Now it’s a lay ministry; I could have at several different times in my life gotten a uniform on—either a doctor…
I don’t know where I stopped but I went off the tape so I’m back and I’m very interested in how you’re doing and we’re going to have to get together but our mutual difficulties are making it really hard to communicate and this is undoubtedly the only letter that Jim will have time to type before the holidays are over.
I want you to know that I am absolutely totally behind the project and if we don’t do the project I’m committed to being with you and spending time with you and this is important and it’s not selfish and I know that if you put it to your husband with the kind of conviction in your own right to have blemishes and he has a right to his and we need to work it out with ourselves—not just rubbing off of each other, but coming to terms with who we are and the situations we have in life and really realizing the wonder of all that.
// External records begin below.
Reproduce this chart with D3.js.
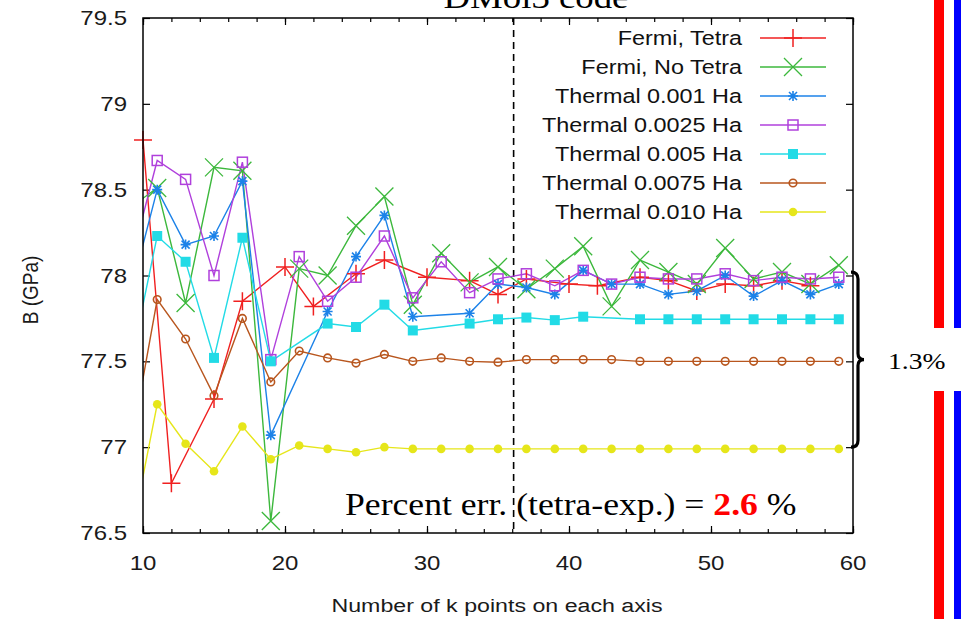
<!DOCTYPE html>
<html>
<head>
<meta charset="utf-8">
<script src="https://cdn.jsdelivr.net/npm/d3@7"></script>
<style>
  body { margin: 0; background: #fff; }
  svg { display: block; }
</style>
</head>
<body>
<svg id="chart" width="961" height="619"></svg>
<script>
// ---- data: bulk modulus B (GPa) vs. number of k points per axis ----
const kFermiTetra = [10, 12, 15, 17, 20, 22, 25, 27, 30, 33, 35, 37, 40, 42, 45, 47, 49, 51, 53, 55, 57];
const bFermiTetra = [78.79, 76.79, 77.28, 77.85, 78.05, 77.82, 78.01, 78.09, 77.99, 77.97, 77.89, 77.98, 77.95, 77.94, 77.99, 77.97, 77.91, 77.95, 77.94, 77.97, 77.94];

const kFermiNoTetra = [9, 11, 13, 15, 17, 19, 21, 23, 25, 27, 29, 31, 33, 35, 37, 39, 41, 43, 45, 47, 49, 51, 53, 55, 57, 59];
const bFermiNoTetra = [78.39, 78.51, 77.84, 78.63, 78.61, 76.57, 78.04, 78.00, 78.29, 78.46, 77.83, 78.13, 77.96, 78.05, 77.92, 78.04, 78.17, 77.82, 78.09, 78.02, 77.95, 78.16, 77.98, 78.02, 77.95, 78.06];

const kThermal0010 = [9, 11, 13, 15, 17, 19, 23, 25, 27, 29, 33, 35, 37, 39, 41, 43, 45, 47, 49, 51, 53, 55, 57, 59];
const bThermal0010 = [77.86, 78.50, 78.18, 78.23, 78.55, 77.07, 77.79, 78.11, 78.35, 77.76, 77.78, 77.95, 77.93, 77.89, 78.03, 77.95, 77.95, 77.89, 77.91, 78.00, 77.88, 77.97, 77.89, 77.95];

const kThermal0025 = [9, 11, 13, 15, 17, 19, 21, 23, 25, 27, 29, 31, 33, 35, 37, 39, 41, 43, 45, 47, 49, 51, 53, 55, 57, 59];
const bThermal0025 = [78.03, 78.67, 78.56, 78.00, 78.66, 77.51, 78.11, 77.85, 77.99, 78.23, 77.87, 78.08, 77.90, 77.98, 78.01, 77.94, 78.03, 77.95, 77.99, 77.98, 77.98, 78.01, 77.97, 77.99, 77.98, 77.99];

const kThermal0050 = [9, 11, 13, 15, 17, 19, 23, 25, 27, 29, 33, 35, 37, 39, 41, 45, 47, 49, 51, 53, 55, 57, 59];
const bThermal0050 = [77.43, 78.23, 78.08, 77.52, 78.22, 77.50, 77.72, 77.70, 77.83, 77.68, 77.72, 77.745, 77.755, 77.74, 77.76, 77.745, 77.745, 77.745, 77.745, 77.745, 77.745, 77.745, 77.745];

const kThermal0075 = [9, 11, 13, 15, 17, 19, 21, 23, 25, 27, 29, 31, 33, 35, 37, 39, 41, 43, 45, 47, 49, 51, 53, 55, 57, 59];
const bThermal0075 = [76.94, 77.86, 77.63, 77.30, 77.75, 77.38, 77.56, 77.52, 77.49, 77.54, 77.50, 77.52, 77.50, 77.495, 77.51, 77.51, 77.51, 77.51, 77.50, 77.50, 77.50, 77.50, 77.50, 77.50, 77.50, 77.50];

const kThermal0100 = [9, 11, 13, 15, 17, 19, 21, 23, 25, 27, 29, 31, 33, 35, 37, 39, 41, 43, 45, 47, 49, 51, 53, 55, 57, 59];
const bThermal0100 = [76.41, 77.25, 77.02, 76.86, 77.12, 76.93, 77.01, 76.99, 76.97, 77.00, 76.99, 76.99, 76.99, 76.99, 76.99, 76.99, 76.99, 76.99, 76.99, 76.99, 76.99, 76.99, 76.99, 76.99, 76.99, 76.99];

const seriesNames = ["Fermi, Tetra", "Fermi, No Tetra", "Thermal 0.001 Ha", "Thermal 0.0025 Ha",
                     "Thermal 0.005 Ha", "Thermal 0.0075 Ha", "Thermal 0.010 Ha"];
const seriesColors = ["#f02020", "#3cb83c", "#1c82e8", "#b040dc", "#22dbe6", "#b8561e", "#e6e61a"];
const seriesMarkers = ["plus", "cross", "star", "openSquare", "filledSquare", "ring", "dot"];
const seriesK = [kFermiTetra, kFermiNoTetra, kThermal0010, kThermal0025, kThermal0050, kThermal0075, kThermal0100];
const seriesB = [bFermiTetra, bFermiNoTetra, bThermal0010, bThermal0025, bThermal0050, bThermal0075, bThermal0100];

const xTicks = [10, 20, 30, 40, 50, 60];
const yTicks = [76.5, 77, 77.5, 78, 78.5, 79, 79.5];
const convergenceK = 36.1;      // dashed divider
const bracketRange = [77.0, 78.02];

// ---- layout ----
const svg = d3.select("#chart");
const plot = { left: 143, right: 853, top: 18, bottom: 533 };
const x = d3.scaleLinear().domain([10, 60]).range([plot.left, plot.right]);
const y = d3.scaleLinear().domain([76.5, 79.5]).range([plot.bottom, plot.top]);
const SX = 1.2;   // horizontal text stretch

const series = seriesNames.map((name, i) => ({
  name, color: seriesColors[i], marker: seriesMarkers[i],
  points: seriesK[i].map((k, j) => ({ k, b: seriesB[i][j] }))
}));

svg.append("defs").append("clipPath").attr("id", "plotClip")
  .append("rect")
  .attr("x", plot.left).attr("y", plot.top)
  .attr("width", plot.right - plot.left).attr("height", plot.bottom - plot.top);

// ---- title (runs off the top edge) ----
svg.append("g").attr("transform", `translate(536,8) scale(1.15,1)`)
  .append("text").attr("text-anchor", "middle")
  .attr("font-family", "'Liberation Serif', 'Times New Roman', serif")
  .attr("font-size", 32).attr("fill", "#000").text("DMol3 code");

// ---- ticks (inward, on all four sides) ----
const minorX = d3.range(10, 61, 2);
function tickAxis(axisFn, scale, values, size, transform) {
  const g = svg.append("g").attr("transform", transform)
    .call(axisFn(scale).tickValues(values).tickSize(size).tickFormat(""));
  g.select(".domain").remove();
  g.selectAll(".tick line").attr("stroke", "#000").attr("stroke-width", 1.2);
}
tickAxis(d3.axisBottom, x, minorX, -4, `translate(0,${plot.bottom})`);
tickAxis(d3.axisTop, x, minorX, -4, `translate(0,${plot.top})`);
tickAxis(d3.axisBottom, x, xTicks, -7, `translate(0,${plot.bottom})`);
tickAxis(d3.axisTop, x, xTicks, -7, `translate(0,${plot.top})`);
tickAxis(d3.axisLeft, y, yTicks, -7, `translate(${plot.left},0)`);
tickAxis(d3.axisRight, y, yTicks, -7, `translate(${plot.right},0)`);

// tick labels
const tickFont = "'Liberation Sans', Arial, sans-serif";
xTicks.forEach(t => {
  svg.append("g").attr("transform", `translate(${x(t)},570) scale(${SX},1)`)
    .append("text").attr("text-anchor", "middle")
    .attr("font-family", tickFont).attr("font-size", 20).attr("fill", "#1a1a1a").text(t);
});
yTicks.forEach(t => {
  svg.append("g").attr("transform", `translate(127,${y(t) + 7}) scale(${SX},1)`)
    .append("text").attr("text-anchor", "end")
    .attr("font-family", tickFont).attr("font-size", 20).attr("fill", "#1a1a1a").text(t);
});

// axis titles
svg.append("g").attr("transform", `translate(497,612) scale(1.22,1)`)
  .append("text").attr("text-anchor", "middle")
  .attr("font-family", tickFont).attr("font-size", 19).attr("fill", "#1a1a1a")
  .text("Number of k points on each axis");
svg.append("g").attr("transform", `translate(38,290) scale(${SX},1) rotate(-90)`)
  .append("text").attr("text-anchor", "middle")
  .attr("font-family", tickFont).attr("font-size", 19).attr("fill", "#1a1a1a")
  .text("B (GPa)");

// ---- annotation text inside the plot ----
const note = svg.append("g").attr("transform", `translate(345,515) scale(1.15,1)`)
  .append("text").attr("font-family", "'Liberation Serif', 'Times New Roman', serif")
  .attr("font-size", 31).attr("fill", "#000");
note.append("tspan").text("Percent err. (tetra-exp.) = ");
note.append("tspan").attr("fill", "#ff0000").attr("font-weight", "bold").text("2.6");
note.append("tspan").text(" %");

// ---- dashed divider ----
svg.append("line")
  .attr("x1", x(convergenceK)).attr("x2", x(convergenceK))
  .attr("y1", plot.top).attr("y2", plot.bottom)
  .attr("stroke", "#000").attr("stroke-width", 1.6).attr("stroke-dasharray", "7,5");

// ---- markers ----
function drawMarker(sel, type, color) {
  switch (type) {
    case "plus":
      sel.append("path").attr("d", "M-9,0H9M0,-9V9").attr("stroke", color).attr("stroke-width", 1.5).attr("fill", "none"); break;
    case "cross":
      sel.append("path").attr("d", "M-9,-9L9,9M-9,9L9,-9").attr("stroke", color).attr("stroke-width", 1.3).attr("fill", "none"); break;
    case "star":
      sel.append("path").attr("d", "M-5,0H5M0,-5V5M-4,-4L4,4M-4,4L4,-4").attr("stroke", color).attr("stroke-width", 1.6).attr("fill", "none"); break;
    case "openSquare":
      sel.append("rect").attr("x", -5).attr("y", -5).attr("width", 10).attr("height", 10)
        .attr("stroke", color).attr("stroke-width", 1.5).attr("fill", "none"); break;
    case "filledSquare":
      sel.append("rect").attr("x", -5).attr("y", -5).attr("width", 10).attr("height", 10).attr("fill", color); break;
    case "ring":
      sel.append("circle").attr("r", 3.8).attr("stroke", color).attr("stroke-width", 1.6).attr("fill", "none"); break;
    case "dot":
      sel.append("circle").attr("r", 4.3).attr("fill", color); break;
  }
}

// ---- series lines and points ----
const line = d3.line().x(d => x(d.k)).y(d => y(d.b));
const linesG = svg.append("g").attr("clip-path", "url(#plotClip)");
series.forEach(s => {
  linesG.append("path").datum(s.points).attr("d", line)
    .attr("fill", "none").attr("stroke", s.color).attr("stroke-width", 1.4);
});
series.forEach(s => {
  s.points.filter(p => p.k >= 10 && p.b >= 76.5).forEach(p => {
    const g = svg.append("g").attr("transform", `translate(${x(p.k)},${y(p.b)})`);
    drawMarker(g, s.marker, s.color);
  });
});

// ---- legend ----
series.forEach((s, i) => {
  const ly = 38 + i * 29;
  svg.append("g").attr("transform", `translate(742,${ly + 7}) scale(${SX},1)`)
    .append("text").attr("text-anchor", "end")
    .attr("font-family", tickFont).attr("font-size", 19.5).attr("fill", "#111").text(s.name);
  svg.append("line").attr("x1", 760).attr("x2", 826).attr("y1", ly).attr("y2", ly)
    .attr("stroke", s.color).attr("stroke-width", 1.4);
  drawMarker(svg.append("g").attr("transform", `translate(793,${ly})`), s.marker, s.color);
});

// ---- plot frame ----
svg.append("rect")
  .attr("x", plot.left).attr("y", plot.top)
  .attr("width", plot.right - plot.left).attr("height", plot.bottom - plot.top)
  .attr("fill", "none").attr("stroke", "#000").attr("stroke-width", 1.5);

// ---- brace marking the spread between smearing widths ----
const bt = y(bracketRange[1]), bb = y(bracketRange[0]), bm = (bt + bb) / 2, bx = 858;
svg.append("path")
  .attr("d", `M${bx - 7},${bt} Q${bx},${bt} ${bx},${bt + 7} L${bx},${bm - 6} Q${bx},${bm} ${bx + 6},${bm}
              Q${bx},${bm} ${bx},${bm + 6} L${bx},${bb - 7} Q${bx},${bb} ${bx - 7},${bb}`)
  .attr("fill", "none").attr("stroke", "#000").attr("stroke-width", 3.2);

svg.append("g").attr("transform", `translate(888,${bm + 9}) scale(1.15,1)`)
  .append("text").attr("font-family", "'Liberation Serif', 'Times New Roman', serif")
  .attr("font-size", 24).attr("fill", "#000").text("1.3%");

// ---- side bars ----
[[934, 10, "#ff0000"], [954, 7, "#0000ff"]].forEach(([bxl, w, c]) => {
  svg.append("rect").attr("x", bxl).attr("y", 0).attr("width", w).attr("height", 328).attr("fill", c);
  svg.append("rect").attr("x", bxl).attr("y", 391).attr("width", w).attr("height", 228).attr("fill", c);
});
</script>
</body>
</html>
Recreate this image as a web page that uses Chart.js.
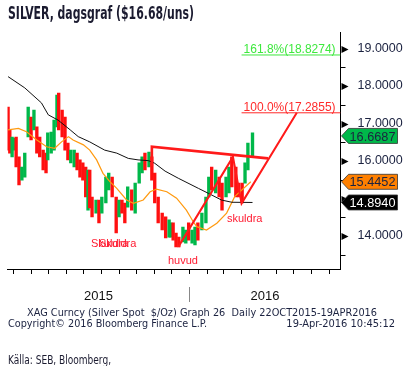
<!DOCTYPE html>
<html>
<head>
<meta charset="utf-8">
<script src="https://cdn.jsdelivr.net/npm/chart.js@4/dist/chart.umd.min.js"></script>
<style>
html,body{margin:0;padding:0;background:#fff;}
#wrap{position:relative;width:405px;height:366px;}
</style>
</head>
<body>
<div id="wrap"><canvas id="c" width="405" height="366"></canvas></div>
<script>
// ---- data (x = days since 2015-01-01) ----
const candleDays = [50,53,57,60,64,69,74,79,85,90,95,100,105,111,116,119,125,130,135,138,144,149,154,159,165,170,175,180,185,189,192,196,203,208,213,220,225,231,238,243,248,253,258,265,271,278,283,288,295,300,305,311,318,324,330,333,337,342,347,354,359,364,370,375,380,387,394,399,404,411,417,422,429,434,439,446,451,457,462,467,475];
const candleHigh = [17.44,16.83,16.64,16.61,16.64,16.11,15.84,16.21,17.44,17.17,17.36,16.91,16.64,16.29,16.21,16.75,16.77,17.09,17.76,17.81,17.36,17.17,16.48,16.29,16.29,16.21,16.03,15.95,15.84,15.76,15.76,15.04,14.96,14.96,15.04,15.57,15.68,15.57,15.04,14.96,14.96,14.88,15.31,15.23,15.41,15.95,16.11,16.21,16.24,16.11,15.68,15.04,14.61,14.51,14.43,14.35,14.35,14.08,13.97,14.24,14.16,14.35,14.16,14.24,14.35,14.61,15.04,15.57,15.84,15.76,15.57,15.41,15.57,15.84,16.11,15.84,15.41,15.41,15.95,16.48,16.75];
const candleLow = [16.29,16.21,16.11,16.29,15.84,15.36,15.49,15.57,16.64,16.56,16.83,16.21,16.11,15.76,15.68,16.03,16.21,16.29,16.91,16.83,16.64,16.29,16.03,15.95,15.84,15.76,15.57,15.49,15.04,14.69,14.75,14.51,14.61,14.35,14.61,14.88,15.23,15.04,14.08,14.51,14.61,14.35,14.77,14.69,14.61,15.41,15.68,15.76,15.84,15.49,14.88,14.35,14.16,13.95,13.97,13.97,13.89,13.71,13.71,13.84,13.81,13.89,13.81,13.76,13.89,14.16,14.35,15.04,15.23,15.15,15.04,14.69,15.04,15.15,15.31,15.04,15.04,14.88,15.41,15.76,16.11];
const candleUp = [0,0,1,1,0,0,1,1,1,0,1,0,0,0,0,1,1,1,1,0,0,0,0,1,1,0,0,0,0,1,0,0,1,0,1,1,1,0,0,1,0,0,1,0,1,1,1,0,1,0,0,0,0,0,1,1,0,0,0,1,1,0,1,1,0,1,1,1,0,1,0,0,1,1,0,0,0,0,1,1,1];

const maLongDays = [50,79,108,120,137,158,172,192,218,239,259,276,294,305,323,346,381,398,421,439,475];
const maLongVals = [18.25,17.95,17.55,17.23,17.09,16.83,16.65,16.51,16.29,16.21,16.07,16.03,16.01,15.94,15.73,15.54,15.27,15.14,14.96,14.90,14.894];
const maShortDays = [50,68,82,100,117,131,143,155,163,181,192,204,215,227,239,256,268,285,297,308,326,343,360,372,378,395,413,430,444,472];
const maShortVals = [16.83,16.87,16.78,16.56,16.38,16.34,16.51,16.65,16.56,16.43,16.29,16.03,15.67,15.45,15.27,14.96,14.87,14.96,15.18,15.25,15.18,15.01,14.69,14.38,14.25,14.16,14.34,14.61,15.05,15.445];

const neckDays = [300,300,502];
const neckVals = [15.87,16.38,16.07];
const patternDays = [346,441,456,552];
const patternVals = [13.71,16.11,14.87,17.2855];

const fibLevels = [18.8274,17.2855];
const fibLabels = ['161.8%(18.8274)','100.0%(17.2855)'];
const fibStartDay = 456;

const lastValues = [16.6687,15.4452,14.8940];
const yTickValues = [13.5,14,14.5,15,15.5,16,16.5,17,17.5,18,18.5,19];
const yearLabels = ['2015','2016'];

// ---- helpers ----
function dayOf(y,m,d){return Math.round((Date.UTC(y,m-1,d)-Date.UTC(2015,0,1))/86400000);}
const monthTicks=[];
for(let y=2015;y<=2016;y++){for(let m=1;m<=12;m++){const d=dayOf(y,m,1);if(d>=49&&d<=628)monthTicks.push(d);}}
const yearStart2016 = dayOf(2016,1,1);

const SANS = "'Liberation Sans','DejaVu Sans',sans-serif";
const COND = "'DejaVu Sans Condensed','Liberation Sans',sans-serif";
const TXT = '#1b2240';

const candleData = candleDays.map((d,i)=>({x:d,y:[candleLow[i],candleHigh[i]]}));
const candleColors = candleUp.map(u=>u?'#00b84a':'#ff1010');
const pts=(xs,ys)=>xs.map((d,i)=>({x:d,y:ys[i]}));

const overlay = {
  id:'overlay',
  afterDraw(chart){
    const ctx=chart.ctx, xs=chart.scales.x, ys=chart.scales.y, ca=chart.chartArea;
    ctx.save();
    // title
    ctx.fillStyle='#1b1b30';
    ctx.font="bold 17px "+COND;
    ctx.textBaseline='alphabetic';ctx.textAlign='left';
    ctx.fillText('SILVER, dagsgraf ($16.68/uns)',8,19,186);
    // y axis marks
    ctx.fillStyle='#000';ctx.strokeStyle='#000';ctx.lineWidth=1;
    yTickValues.forEach(v=>{
      const py=Math.round(ys.getPixelForValue(v))+0.5;
      if(Number.isInteger(v)){
        ctx.beginPath();ctx.moveTo(ca.right+1,py-3.5);ctx.lineTo(ca.right+8,py);ctx.lineTo(ca.right+1,py+3.5);ctx.closePath();ctx.fill();
      }else{
        ctx.beginPath();ctx.moveTo(ca.right,py);ctx.lineTo(ca.right+5,py);ctx.stroke();
      }
    });
    // fib labels
    ctx.font="13px "+SANS;
    const fibCols=['#3ee83e','#ff2a2a'];
    fibLevels.forEach((v,i)=>{
      const py=ys.getPixelForValue(v);
      ctx.fillStyle=fibCols[i];
      ctx.fillText(fibLabels[i],xs.getPixelForValue(fibStartDay)+2,py-2,92);
    });
    // pattern annotations
    ctx.fillStyle='#ff1a30';
    ctx.font="11px "+SANS;
    ctx.fillText('Skuldra',91,247);
    ctx.fillText('Skuldra',99,247);
    ctx.fillText('huvud',168,264);
    ctx.fillText('skuldra',227,222);
    // value boxes
    const boxCols=[['#00b84a',TXT],['#ff8000',TXT],['#000000','#ffffff']];
    ctx.font="13px "+SANS;
    lastValues.forEach((v,i)=>{
      const py=ys.getPixelForValue(v);
      const x0=ca.right+1, x1=ca.right+8, x2=ca.right+57, h=7.5;
      ctx.beginPath();ctx.moveTo(x0,py);ctx.lineTo(x1,py-h);ctx.lineTo(x2,py-h);ctx.lineTo(x2,py+h);ctx.lineTo(x1,py+h);ctx.closePath();
      ctx.fillStyle=boxCols[i][0];ctx.fill();
      ctx.strokeStyle='#333';ctx.lineWidth=0.8;ctx.stroke();
      ctx.fillStyle=boxCols[i][1];ctx.textBaseline='middle';
      ctx.fillText(v.toFixed(4),ca.right+9,py+1,46);
      ctx.textBaseline='alphabetic';
    });
    // year labels + separator
    const sep=Math.round(xs.getPixelForValue(yearStart2016))+0.5;
    ctx.strokeStyle='#888';ctx.lineWidth=1;
    ctx.beginPath();ctx.moveTo(sep,287);ctx.lineTo(sep,302);ctx.stroke();
    ctx.fillStyle='#111';ctx.font="13px "+SANS;ctx.textAlign='center';
    ctx.fillText(yearLabels[0],(ca.left+sep)/2,300);
    ctx.fillText(yearLabels[1],(sep+ca.right)/2,300);
    // footer
    ctx.font="11px "+COND;
    ctx.fillStyle=TXT;
    ctx.fillText('XAG Curncy (Silver Spot  $/Oz) Graph 26  Daily 22OCT2015-19APR2016',202,316,350);
    ctx.textAlign='left';
    ctx.fillText('Copyright\u00a9 2016 Bloomberg Finance L.P.',8,327,199);
    ctx.textAlign='right';
    ctx.fillText('19-Apr-2016 10:45:12',395,327,111);
    ctx.textAlign='left';
    ctx.fillStyle='#1b1b30';
    ctx.font="12px "+COND;
    ctx.fillText('K\u00e4lla: SEB, Bloomberg,',8,364,103);
    ctx.restore();
  }
};

new Chart(document.getElementById('c'),{
  type:'bar',
  data:{datasets:[
    {type:'line',data:pts(patternDays,patternVals),borderColor:'#ff1a1a',borderWidth:2,pointRadius:0,order:1},
    {type:'line',data:pts(neckDays,neckVals),borderColor:'#ff1a1a',borderWidth:2.6,pointRadius:0,order:1},
    {type:'line',data:[{x:fibStartDay,y:fibLevels[0]},{x:628,y:fibLevels[0]}],borderColor:'#3ee83e',borderWidth:1,pointRadius:0,order:1},
    {type:'line',data:[{x:fibStartDay,y:fibLevels[1]},{x:628,y:fibLevels[1]}],borderColor:'#ff2a2a',borderWidth:1,pointRadius:0,order:1},
    {type:'line',data:pts(maLongDays,maLongVals),borderColor:'#111',borderWidth:1,pointRadius:0,order:3},
    {type:'line',data:pts(maShortDays,maShortVals),borderColor:'#ff9a10',borderWidth:1.2,pointRadius:0,order:3},
    {type:'bar',data:candleData,backgroundColor:candleColors,barThickness:2.7,order:5}
  ]},
  options:{
    responsive:false,animation:false,
    layout:{padding:{left:7.5,top:32,right:0,bottom:0}},
    plugins:{legend:{display:false},tooltip:{enabled:false}},
    scales:{
      x:{type:'linear',min:49,max:628,offset:false,
        afterBuildTicks(s){s.ticks=monthTicks.map(v=>({value:v}));},
        afterFit(s){s.height=97;},
        ticks:{display:false},
        grid:{display:true,offset:false,drawOnChartArea:false,drawTicks:true,tickLength:5,color:'#000'},
        border:{display:true,color:'#000',width:1}},
      y:{type:'linear',position:'right',min:13.12,max:19.44,
        afterBuildTicks(s){s.ticks=yTickValues.map(v=>({value:v}));},
        afterFit(s){s.width=64.5;},
        ticks:{padding:9,color:TXT,font:{family:SANS,size:12.5},
          callback:(v)=>(Number.isInteger(v)&&v!==15)?v.toFixed(4):''},
        grid:{display:false},
        border:{display:true,color:'#000',width:1}}
    }
  },
  plugins:[overlay]
});
</script>
</body>
</html>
I love you so much and can hardly wait to be spending time with you in person—you won’t have much trouble understanding me because people tell me I speak very well and I imagine that once you get used to the change in the way I shape accents because I’m southern and speak with a southern accent and the I’s have more of a spread to it and is likely to be more closed mouthed, but I think other than that I have good natural diction and tend to speak in complete sentences and I can speak slowly and I don’t have to yell to do that because I have some problems with deafness myself and I’m trying to learn how to lip read myself.
So, just from me to you from the mountain top, you’re going to be there next [inaudible] along the road and we’ll both rejoice in our hearts which are one and I really send my love also to A who is a marvelous friend and J will go through his stuff on that so I just want to send this message from my heart so you can feel it with your whole being.
Love yourself and then you can love the world. Be good to yourself Barbara and know that I love you. God Bless and you take care of yourself.